As the CPP virus swipes through the United States, much attention has been paid to the situation in large cities. That’s not, however, where the rate of infection has been the highest.
The epidemic has been the most concentrated in three suburbs around New York City as well as in New Orleans.
While New York City has the highest number of confirmed cases, over 57,000, when counted per capita, the worst hit is Rockland County, a neighboring suburb of some 325,000 on the west side of the Hudson River.
More than one in 67 Rockland residents has tested positive, a rate over twice as high as in New York City.
Westchester County, a large suburb across the river from Rockland, has about one in 74 residents confirmed infected, a total of more than 13,000 cases as of April 3, according to the state’s Department of Health.
New Orleans, the largest city in Louisiana with a population of nearly 400,000, is the third most affected area in the nation, with more than 1 in 100 testing positive.
Nassau County, a large suburban area on Long Island just east of Queens, is in a similar situation with nearly one in 100 residents confirmed as infected.
In New York City and Westchester, it appears the pace of the epidemic has somewhat plateaued. Not so in Rockland, where the rate of infection still seems to be rapidly accelerating. Nassau, as well as the Suffolk and Orange counties, have experienced a quickening of the spread as well.
The CCP virus, also known as the novel coronavirus, broke out in Wuhan, China, around November and was allowed to spread around the world due to the coverup by the Chinese Communist Party (CCP).

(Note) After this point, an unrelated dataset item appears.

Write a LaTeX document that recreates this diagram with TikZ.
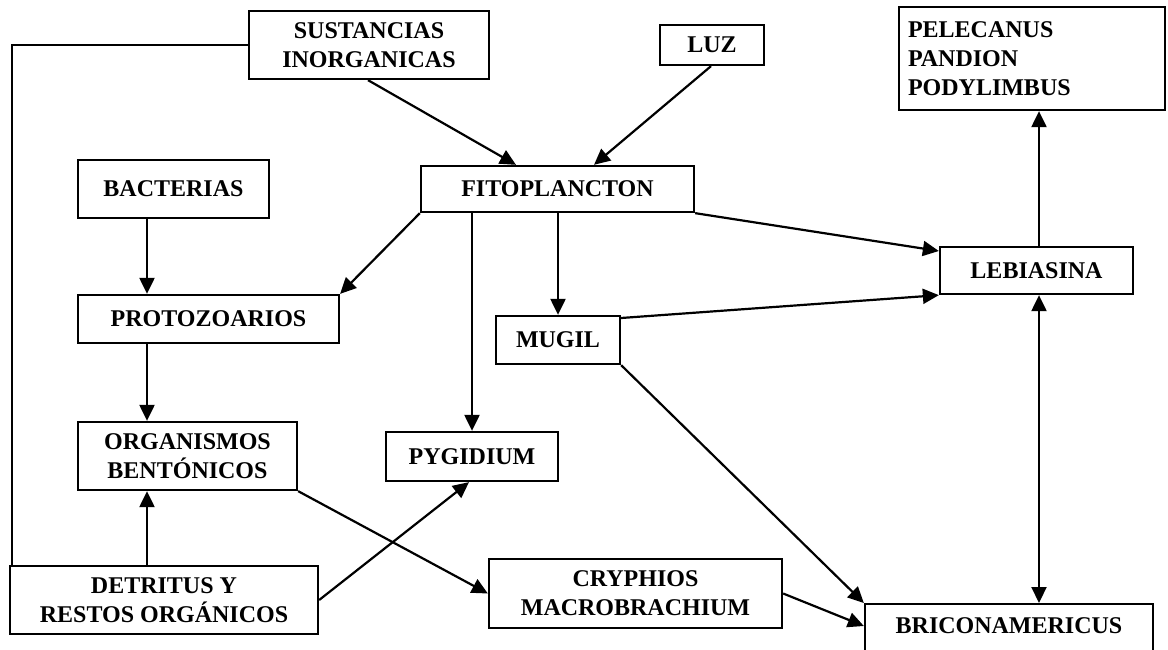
\documentclass[tikz,border=0pt]{standalone}
\usepackage{fontspec}
\setmainfont{Liberation Serif}
\usetikzlibrary{arrows.meta}
\begin{document}
\begin{tikzpicture}[x=1pt,y=-1pt,
  lbl/.style={font=\fontsize{24}{29}\selectfont\bfseries},
  box/.style={draw=black,line width=2.3pt,rectangle,inner sep=0pt,align=center,lbl},
  arr/.style={line width=2.2pt,-{Triangle[length=16pt,width=15pt]}},
  darr/.style={line width=2.2pt,{Triangle[length=16pt,width=15pt]}-{Triangle[length=16pt,width=15pt]}},
  ln/.style={line width=2.2pt}]
\useasboundingbox (0,0) rectangle (1168,650);
\fill[white] (0,0) rectangle (1168,650);
% nodes (centre, width, height)
\node[box,minimum width=240pt,minimum height=68pt] (sus) at (369,45) {SUSTANCIAS\\INORGANICAS};
\node[box,minimum width=104pt,minimum height=40pt] (luz) at (712,45) {LUZ};
\node[box,minimum width=266pt,minimum height=103pt,text width=248pt,align=left] (pel) at (1032,58.5) {PELECANUS\\PANDION\\PODYLIMBUS};
\node[box,minimum width=191pt,minimum height=58pt] (bac) at (173.5,189) {BACTERIAS};
\node[box,minimum width=273pt,minimum height=46pt] (fito) at (557.5,189) {FITOPLANCTON};
\node[box,minimum width=193pt,minimum height=47pt] (leb) at (1036.5,270.5) {LEBIASINA};
\node[box,minimum width=261pt,minimum height=48pt] (pro) at (208.5,319) {PROTOZOARIOS};
\node[box,minimum width=124pt,minimum height=48pt] (mug) at (558,340) {MUGIL};
\node[box,minimum width=219pt,minimum height=68pt] (org) at (187.5,456) {ORGANISMOS\\BENTÓNICOS};
\node[box,minimum width=172pt,minimum height=49pt] (pyg) at (472,456.5) {PYGIDIUM};
\node[box,minimum width=308pt,minimum height=68pt] (det) at (164,600) {DETRITUS Y\\RESTOS ORGÁNICOS};
\node[box,minimum width=293pt,minimum height=69pt] (cry) at (635.5,593.5) {CRYPHIOS\\MACROBRACHIUM};
\node[box,minimum width=288pt,minimum height=70pt,anchor=north] (bri) at (1009,603) {};
\node[lbl,inner sep=0pt] (britext) at (1009,626) {BRICONAMERICUS};
% connectors
\draw[arr] (368,0 |- sus.south) -- (516,0 |- fito.north);
\draw[arr] (711,0 |- luz.south) -- (594,0 |- fito.north);
\draw[arr] (147,0 |- bac.south) -- (147,0 |- pro.north);
\draw[arr] (fito.south west) -- (pro.north east);
\draw[arr] (472,0 |- fito.south) -- (472,0 |- pyg.north);
\draw[arr] (558,0 |- fito.south) -- (mug.north);
\draw[arr] (fito.south east) -- (leb.west |- 0,251);
\draw[arr] (mug.east |- 0,318) -- (leb.south west);
\draw[arr] (147,0 |- pro.south) -- (147,0 |- org.north);
\draw[arr] (147,0 |- det.north) -- (147,0 |- org.south);
\draw[arr] (det.east) -- (469,0 |- pyg.south);
\draw[arr] (org.south east) -- (cry.west);
\draw[arr] (mug.south east) -- (bri.north west);
\draw[arr] (cry.east) -- (bri.west |- 0,626);
\draw[darr] (1039,0 |- leb.south) -- (1039,0 |- bri.north);
\draw[arr] (1039,0 |- leb.north) -- (1039,0 |- pel.south);
\draw[ln] (sus.west) -| (12,0 |- det.north);
\end{tikzpicture}
\end{document}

More than a million people have been confirmed as infected and nearly 64,000 have died. In the United States, over 300,000 tested positive and over 8,000 died. New York state has more than 3,500 dead. Louisiana over 400.
A prognosis published by researchers under the University of Washington in Seattle expects the peak of the epidemic in 12 days, when the death rate could reach between about 1,200 and 4,100 in a single day.
By that model, roughly between 40,000 and 180,000 would die before July 1.
The White House coronavirus task force has issued guidelines for Americans to slow the spread of the disease, dubbed COVID-19. They recommend keeping distance of at least 6 feet from others when outside of home, washing hands frequently, avoid touching one’s face and eyes, and covering one’s face with a scarf or a mask in settings where maintaining distance is difficult. Depending on how disciplined Americans will be with the guidelines, fatalities may fall below the above projections, said Deborah Birx, the task force’s response coordinator, at its March 3 press briefing.
“If another major metropolitan area ends up having epidemic like the New York metro area, that could dramatically change not the model, but the reality of the impact of this virus on Americans.”
President Donald Trump said at the briefing he’d like to achieve a death toll far below the projected numbers.
“I want none, but it’s too late for that,” he said. “But I want very few people relative to what the models are saying.”
The epidemic has put health care workers and resources under great strain in the most heavily affected areas.
Meanwhile, states’ mitigation measures, such as orders to close all non-essential businesses, have choked the economy. Payrolls have dropped by more than 700,000 between the second week of February and March, even before many of the stricter measures were taken. Unemployment claims increased to a record high of more than 6.6 million for the week ending March 28.